Autre chose qui crédibilise le drame de Vadim Perelman, c’est sa capacité à bouger dans son décor. Le cinéaste ne se contente pas de filmer de manière statique et répétitive les échanges entre ses deux comédiens. Intelligemment, il donne de la vie autour d’eux et étoffe « l’extérieur », le quotidien terrible du camp (inspiré de celui de Natzweiler-Struthof, en Alsace), les personnages secondaires qu’ils soient geôliers ou victimes. Tout cela participe à rendre vivant un film pourtant originellement basé sur une œuvre de théâtre avare en mouvement. Enfin, et c’est sans doute l’élément qui participe à rendre le film aussi fort, un exceptionnel duel de comédiens se joue à l’écran. Une fois n’est pas coutume, Nahuel Pérez Biscayart (120 Battements par Minute, Au-Revoir Là-Haut), habité par son personnage, offre une prestation de haut vol et incarne toute sa fragilité, son désespoir et sa terreur. Face à lui, Lars Eidinger (Proxima, Marilyne, High Life, Dumbo) est étourdissant en dignitaire nazi, d’autant que sa composition évolue sur un fil entre la terreur première et une certaine forme d’étrange affection qui se dessine sur un second niveau plus fin et délicat, quand ses fêlures poussent doucement la porte du récit.

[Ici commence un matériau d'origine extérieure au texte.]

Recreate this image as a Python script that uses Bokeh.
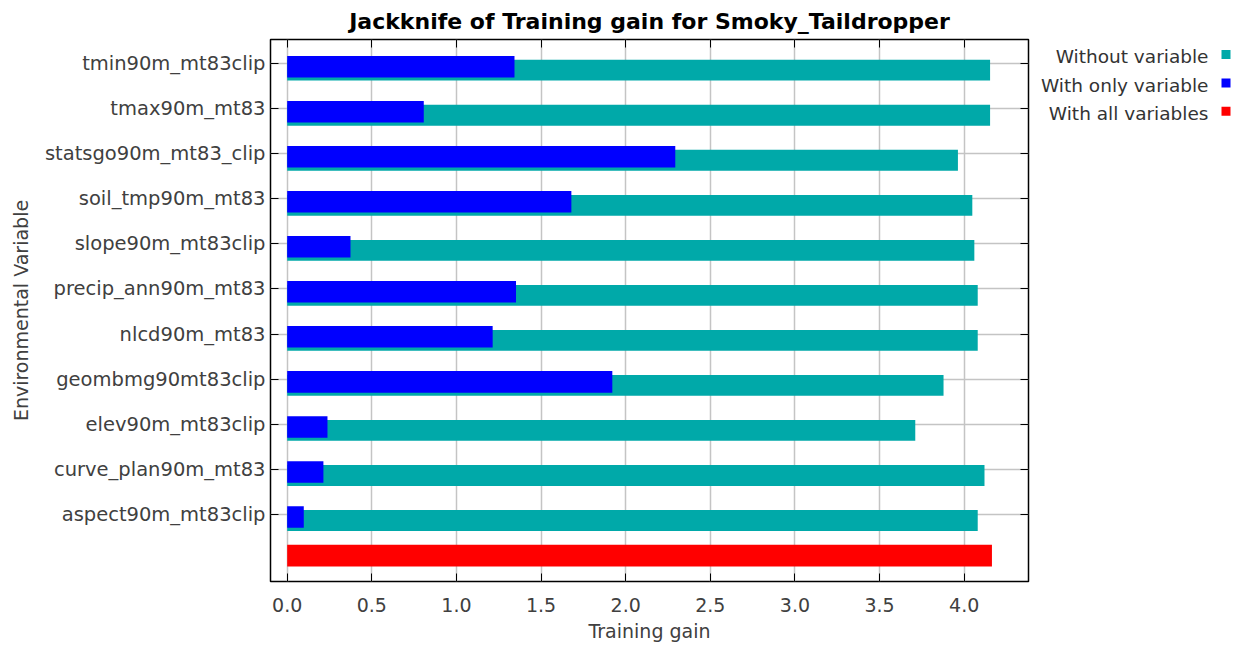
from bokeh.plotting import figure
from bokeh.models import Range1d, FixedTicker, LinearAxis, ColumnDataSource, PrintfTickFormatter, CustomJSTickFormatter
from bokeh.layouts import row
from bokeh.embed import file_html
from bokeh.resources import INLINE
from bokeh.core.properties import value

# ---------------- data ----------------
variables = [
    "tmin90m_mt83clip", "tmax90m_mt83", "statsgo90m_mt83_clip", "soil_tmp90m_mt83",
    "slope90m_mt83clip", "precip_ann90m_mt83", "nlcd90m_mt83", "geombmg90mt83clip",
    "elev90m_mt83clip", "curve_plan90m_mt83", "aspect90m_mt83clip",
]
gain_without = [4.153, 4.153, 3.963, 4.048, 4.060, 4.080, 4.080, 3.878, 3.711, 4.120, 4.080]
gain_only = [1.343, 0.807, 2.293, 1.679, 0.374, 1.352, 1.214, 1.921, 0.238, 0.214, 0.098]
gain_all = [4.164]
series_names = ["Without variable", "With only variable", "With all variables"]
series_colors = ["#00A9A9", "#0000FF", "#FF0000"]
x_ticks = [0.0, 0.5, 1.0, 1.5, 2.0, 2.5, 3.0, 3.5, 4.0]

TITLE = "Jackknife of Training gain for Smoky_Taildropper"
FONT = "DejaVu Sans"
TXT = "#404040"

n = len(variables)
ypos = [n - i for i in range(n)]          # 11 (top) .. 1
y_without = [y - 0.142 for y in ypos]
y_only = [y - 0.063 for y in ypos]
y_all = [0 + 0.079]

src = ColumnDataSource(dict(y_without=y_without, y_only=y_only, without=gain_without, only=gain_only))
src_all = ColumnDataSource(dict(y=y_all, right=gain_all))

FRAME_W, FRAME_H = 758, 542
RIGHT_BORDER = 4
p = figure(frame_width=FRAME_W, frame_height=FRAME_H,
           x_range=Range1d(-0.0986, 4.380), y_range=Range1d(-0.496, 11.54),
           output_backend="svg", toolbar_location=None,
           min_border_left=270, min_border_right=RIGHT_BORDER, min_border_top=38, min_border_bottom=60,
           title=TITLE)

p.title.text_font = FONT
p.title.text_font_size = "22px"
p.title.text_font_style = "bold"
p.title.align = "center"
p.title.text_color = "#000000"
p.title.standoff = 12

p.hbar(y="y_without", left=0, right="without", height=0.462, source=src,
       fill_color=series_colors[0], line_color=None)
p.hbar(y="y_only", left=0, right="only", height=0.478, source=src,
       fill_color=series_colors[1], line_color=None)
p.hbar(y="y", left=0, right="right", height=0.482, source=src_all,
       fill_color=series_colors[2], line_color=None)

# grid
p.xgrid.ticker = FixedTicker(ticks=x_ticks)
p.ygrid.ticker = FixedTicker(ticks=ypos)
for g in (p.xgrid, p.ygrid):
    g.grid_line_color = "#c4c4c4"
    g.grid_line_width = 1.5

p.outline_line_color = "#000000"
p.outline_line_width = 1.5
p.outline_line_alpha = 1.0

# bottom axis
xa = p.xaxis[0]
xa.ticker = FixedTicker(ticks=x_ticks)
xa.formatter = PrintfTickFormatter(format="%.1f")
xa.axis_label = "Training gain"

# left axis
ya = p.yaxis[0]
ya.ticker = FixedTicker(ticks=ypos)
ya.major_label_overrides = {y: name for y, name in zip(ypos, variables)}
ya.axis_label = "Environmental Variable"

for ax in (xa, ya):
    ax.axis_line_color = None
    ax.major_tick_in = 8
    ax.major_tick_out = 0
    ax.major_tick_line_color = "#000000"
    ax.minor_tick_line_color = None
    ax.major_label_text_font = FONT
    ax.major_label_text_color = TXT
    ax.axis_label_text_font = FONT
    ax.axis_label_text_color = TXT
    ax.axis_label_text_font_style = "normal"
    ax.axis_label_text_font_size = "19px"

xa.major_label_text_font_size = "19px"
xa.major_label_standoff = 16
xa.axis_label_standoff = 5
ya.major_label_text_font_size = "19.5px"
ya.major_label_standoff = 5
ya.axis_label_standoff = 10

# mirrored tick marks on top and right
blank = CustomJSTickFormatter(code="return ''")
top = LinearAxis(ticker=FixedTicker(ticks=x_ticks), formatter=blank)
right = LinearAxis(ticker=FixedTicker(ticks=ypos), formatter=blank)
for ax in (top, right):
    ax.axis_line_color = None
    ax.major_tick_in = 8
    ax.major_tick_out = 0
    ax.major_tick_line_color = "#000000"
    ax.minor_tick_line_color = None
    ax.major_label_standoff = 0
p.add_layout(top, "above")
p.add_layout(right, "right")

# ---------------- legend panel (frame is aligned with the main frame) ----------------
LEG_LEFT = 270 + FRAME_W + RIGHT_BORDER
LEG_W = 1235 - LEG_LEFT
leg = figure(frame_width=LEG_W, frame_height=FRAME_H,
             x_range=Range1d(0, LEG_W), y_range=Range1d(FRAME_H, 0),
             output_backend="svg", toolbar_location=None,
             min_border=0, min_border_left=0, min_border_right=0, min_border_top=0, min_border_bottom=0)
leg.axis.visible = False
leg.grid.visible = False
leg.outline_line_color = None
k = list(range(len(series_names)))
leg_src = ColumnDataSource(dict(
    name=series_names, color=series_colors,
    ty=[17 + 28.5 * i for i in k], sy=[15 + 28.4 * i for i in k],
    tx=[1208 - LEG_LEFT] * len(k), sx=[1225.5 - LEG_LEFT] * len(k)))
leg.text(x="tx", y="ty", text="name", source=leg_src, text_align="right",
         text_baseline="middle", text_font=value(FONT), text_font_size="18.5px",
         text_color="#333333")
leg.scatter(x="sx", y="sy", source=leg_src, marker="square", size=9,
            fill_color="color", line_color=None)

layout = row(p, leg)
open("out.html", "w").write(file_html(layout, INLINE))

Sans être un grand film, Les Leçons Persanes est une belle œuvre capable d’être à la fois subtile et efficace, dont on saluera la propension à éviter le piège des clichés trop faciles. Perelman arrive surtout à nous embarquer, à nous faire croire à cette histoire basée sur une duperie justement presque impossible, ou du moins improbable. Sans excès, sans fioriture (et ce malgré ses 2h07), Les Leçons Persanes fonctionne habilement.